**Your objective**
Copy, from the entries below, each line where the word "with" can be found.

**Input material**
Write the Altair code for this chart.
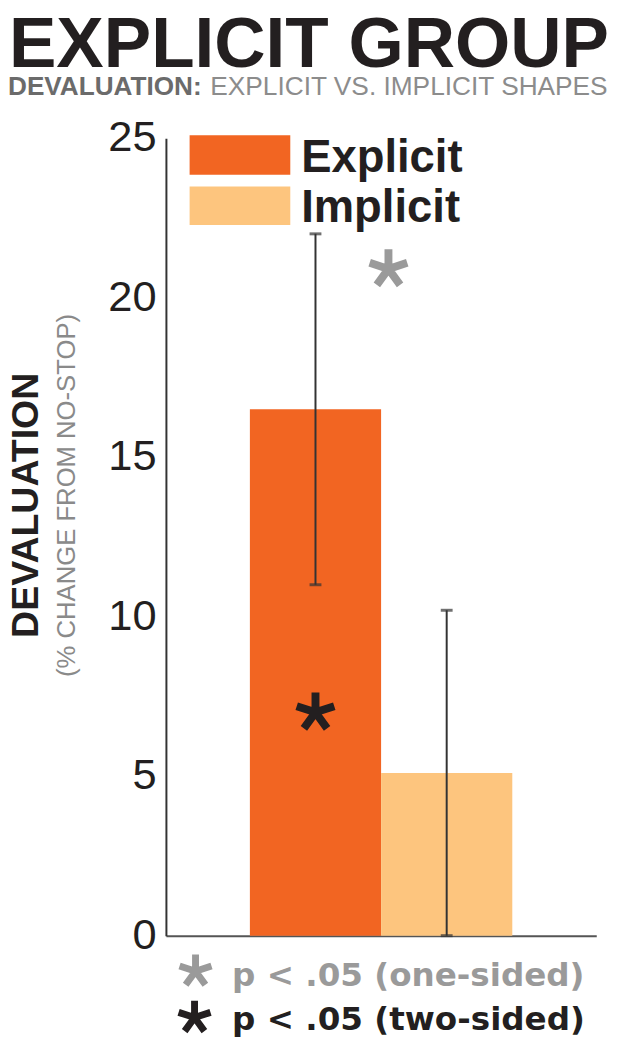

...

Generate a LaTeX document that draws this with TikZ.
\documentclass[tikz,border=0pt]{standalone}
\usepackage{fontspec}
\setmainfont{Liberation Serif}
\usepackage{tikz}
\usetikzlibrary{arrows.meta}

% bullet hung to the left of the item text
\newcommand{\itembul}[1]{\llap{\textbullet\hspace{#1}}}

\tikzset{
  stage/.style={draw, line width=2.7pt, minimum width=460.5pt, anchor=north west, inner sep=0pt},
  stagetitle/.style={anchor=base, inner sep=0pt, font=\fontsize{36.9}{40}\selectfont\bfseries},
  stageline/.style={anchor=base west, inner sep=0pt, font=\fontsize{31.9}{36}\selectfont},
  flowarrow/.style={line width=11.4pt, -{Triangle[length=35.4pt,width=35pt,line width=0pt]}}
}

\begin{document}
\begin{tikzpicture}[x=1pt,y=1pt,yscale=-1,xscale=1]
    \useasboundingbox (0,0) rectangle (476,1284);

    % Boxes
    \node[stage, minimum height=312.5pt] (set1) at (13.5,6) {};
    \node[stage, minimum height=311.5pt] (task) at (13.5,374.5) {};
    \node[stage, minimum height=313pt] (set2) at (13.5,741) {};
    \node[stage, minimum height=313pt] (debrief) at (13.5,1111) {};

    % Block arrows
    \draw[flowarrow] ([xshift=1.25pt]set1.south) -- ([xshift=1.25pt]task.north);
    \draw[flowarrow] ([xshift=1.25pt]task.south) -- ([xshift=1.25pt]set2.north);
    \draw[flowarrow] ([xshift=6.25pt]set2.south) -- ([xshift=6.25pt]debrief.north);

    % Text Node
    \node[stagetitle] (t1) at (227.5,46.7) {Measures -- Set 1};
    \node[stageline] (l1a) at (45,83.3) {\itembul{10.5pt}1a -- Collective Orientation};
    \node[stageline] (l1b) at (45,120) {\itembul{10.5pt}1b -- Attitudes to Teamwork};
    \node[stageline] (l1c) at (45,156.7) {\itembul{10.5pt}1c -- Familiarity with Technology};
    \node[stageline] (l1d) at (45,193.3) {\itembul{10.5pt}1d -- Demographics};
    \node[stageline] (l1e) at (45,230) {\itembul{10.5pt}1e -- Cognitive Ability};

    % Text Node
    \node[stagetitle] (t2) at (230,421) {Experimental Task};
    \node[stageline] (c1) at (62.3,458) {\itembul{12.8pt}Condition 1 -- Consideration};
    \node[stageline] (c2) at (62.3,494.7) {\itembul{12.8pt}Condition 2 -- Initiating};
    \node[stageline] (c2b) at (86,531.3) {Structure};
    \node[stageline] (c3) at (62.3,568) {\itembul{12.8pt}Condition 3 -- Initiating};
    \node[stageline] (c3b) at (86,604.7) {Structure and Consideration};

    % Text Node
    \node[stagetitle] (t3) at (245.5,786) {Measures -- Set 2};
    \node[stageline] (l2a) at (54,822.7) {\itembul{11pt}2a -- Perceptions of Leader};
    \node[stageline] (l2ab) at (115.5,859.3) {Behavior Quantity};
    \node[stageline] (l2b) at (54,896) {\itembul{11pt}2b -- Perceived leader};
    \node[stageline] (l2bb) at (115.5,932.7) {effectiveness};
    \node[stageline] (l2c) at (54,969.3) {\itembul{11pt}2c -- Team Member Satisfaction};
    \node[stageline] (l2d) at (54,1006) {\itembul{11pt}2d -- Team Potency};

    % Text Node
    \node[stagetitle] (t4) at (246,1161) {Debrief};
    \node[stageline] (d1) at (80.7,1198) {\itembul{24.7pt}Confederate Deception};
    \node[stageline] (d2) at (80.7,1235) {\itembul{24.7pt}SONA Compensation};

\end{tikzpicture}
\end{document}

==

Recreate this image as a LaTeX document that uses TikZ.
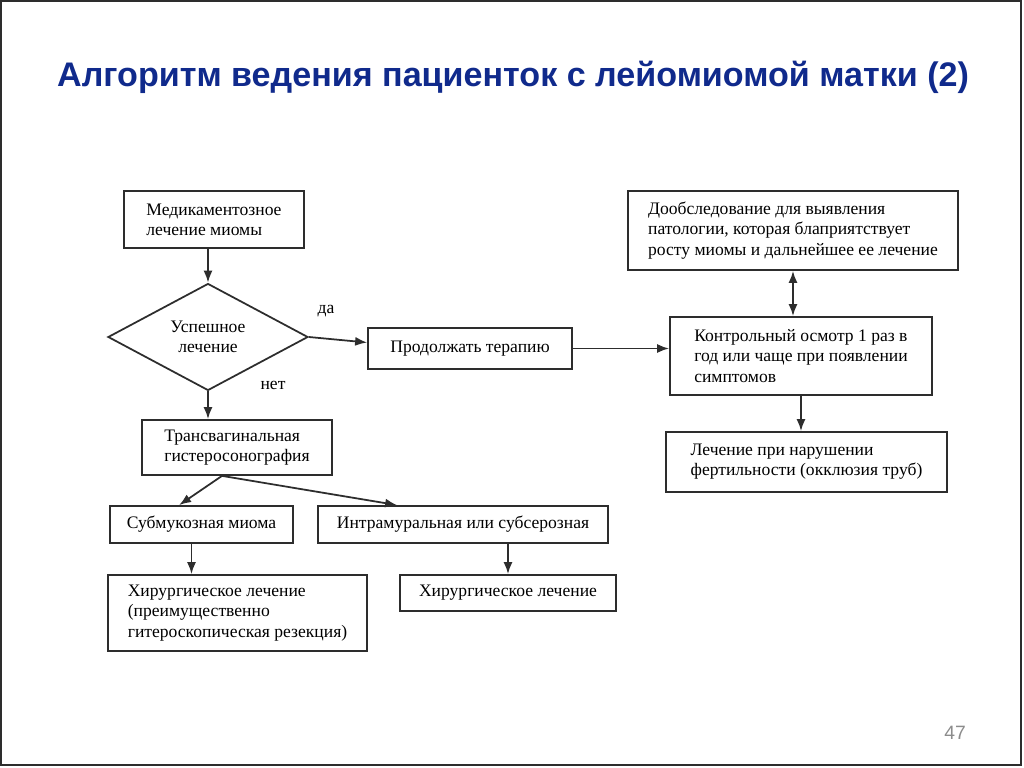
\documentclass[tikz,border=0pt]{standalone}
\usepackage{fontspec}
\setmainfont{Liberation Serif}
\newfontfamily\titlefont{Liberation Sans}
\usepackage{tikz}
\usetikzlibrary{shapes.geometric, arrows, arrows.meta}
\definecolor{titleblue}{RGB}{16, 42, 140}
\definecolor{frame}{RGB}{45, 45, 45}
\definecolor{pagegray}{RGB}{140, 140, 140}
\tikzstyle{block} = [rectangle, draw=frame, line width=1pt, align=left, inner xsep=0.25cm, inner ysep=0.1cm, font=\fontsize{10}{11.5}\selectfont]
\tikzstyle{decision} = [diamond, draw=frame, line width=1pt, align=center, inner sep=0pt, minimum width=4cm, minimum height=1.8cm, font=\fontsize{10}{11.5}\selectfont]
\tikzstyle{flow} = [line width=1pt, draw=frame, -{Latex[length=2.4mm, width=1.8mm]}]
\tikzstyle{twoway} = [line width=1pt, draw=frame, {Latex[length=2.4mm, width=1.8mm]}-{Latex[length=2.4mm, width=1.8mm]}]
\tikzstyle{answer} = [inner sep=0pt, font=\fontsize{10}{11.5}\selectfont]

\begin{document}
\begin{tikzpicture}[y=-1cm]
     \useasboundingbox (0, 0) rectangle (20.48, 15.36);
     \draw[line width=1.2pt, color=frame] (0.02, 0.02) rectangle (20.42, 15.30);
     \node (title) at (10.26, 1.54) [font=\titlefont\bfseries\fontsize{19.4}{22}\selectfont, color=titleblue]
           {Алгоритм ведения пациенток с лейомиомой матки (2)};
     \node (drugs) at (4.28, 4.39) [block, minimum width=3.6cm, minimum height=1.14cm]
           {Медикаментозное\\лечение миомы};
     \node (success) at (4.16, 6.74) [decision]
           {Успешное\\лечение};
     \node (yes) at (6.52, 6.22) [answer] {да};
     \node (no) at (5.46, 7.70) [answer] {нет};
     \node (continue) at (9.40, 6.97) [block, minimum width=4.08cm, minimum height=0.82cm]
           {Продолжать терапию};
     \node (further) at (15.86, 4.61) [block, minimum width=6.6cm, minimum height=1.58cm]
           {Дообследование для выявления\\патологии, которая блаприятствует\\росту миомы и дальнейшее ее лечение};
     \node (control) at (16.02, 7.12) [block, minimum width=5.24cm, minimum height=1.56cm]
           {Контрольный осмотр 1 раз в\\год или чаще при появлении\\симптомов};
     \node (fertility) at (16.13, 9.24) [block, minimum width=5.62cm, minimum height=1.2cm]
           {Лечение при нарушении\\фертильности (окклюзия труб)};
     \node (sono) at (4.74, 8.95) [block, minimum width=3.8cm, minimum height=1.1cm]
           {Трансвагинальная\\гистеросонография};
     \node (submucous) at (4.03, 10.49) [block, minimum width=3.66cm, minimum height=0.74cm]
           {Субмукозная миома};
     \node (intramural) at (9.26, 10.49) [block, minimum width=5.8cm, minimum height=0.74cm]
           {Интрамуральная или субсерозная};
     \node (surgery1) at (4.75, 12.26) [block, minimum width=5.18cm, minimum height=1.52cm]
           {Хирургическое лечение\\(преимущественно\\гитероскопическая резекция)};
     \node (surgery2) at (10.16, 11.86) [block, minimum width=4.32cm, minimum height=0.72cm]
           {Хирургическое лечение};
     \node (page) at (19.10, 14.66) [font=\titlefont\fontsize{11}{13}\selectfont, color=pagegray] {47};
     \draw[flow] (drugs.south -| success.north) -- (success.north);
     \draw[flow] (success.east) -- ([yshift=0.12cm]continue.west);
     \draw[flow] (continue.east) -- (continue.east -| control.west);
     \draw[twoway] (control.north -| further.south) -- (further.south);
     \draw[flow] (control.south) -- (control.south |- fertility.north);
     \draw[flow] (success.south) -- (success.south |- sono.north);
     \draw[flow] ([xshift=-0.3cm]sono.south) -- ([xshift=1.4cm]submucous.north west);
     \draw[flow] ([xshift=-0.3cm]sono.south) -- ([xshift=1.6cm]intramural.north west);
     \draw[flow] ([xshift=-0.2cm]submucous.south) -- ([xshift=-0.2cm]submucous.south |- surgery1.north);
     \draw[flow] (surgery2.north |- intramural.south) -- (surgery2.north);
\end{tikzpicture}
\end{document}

**Answer for this exercise**
Generate a LaTeX document that draws this with TikZ.
    \node[stageline] (l1c) at (45,156.7) {\itembul{10.5pt}1c -- Familiarity with Technology};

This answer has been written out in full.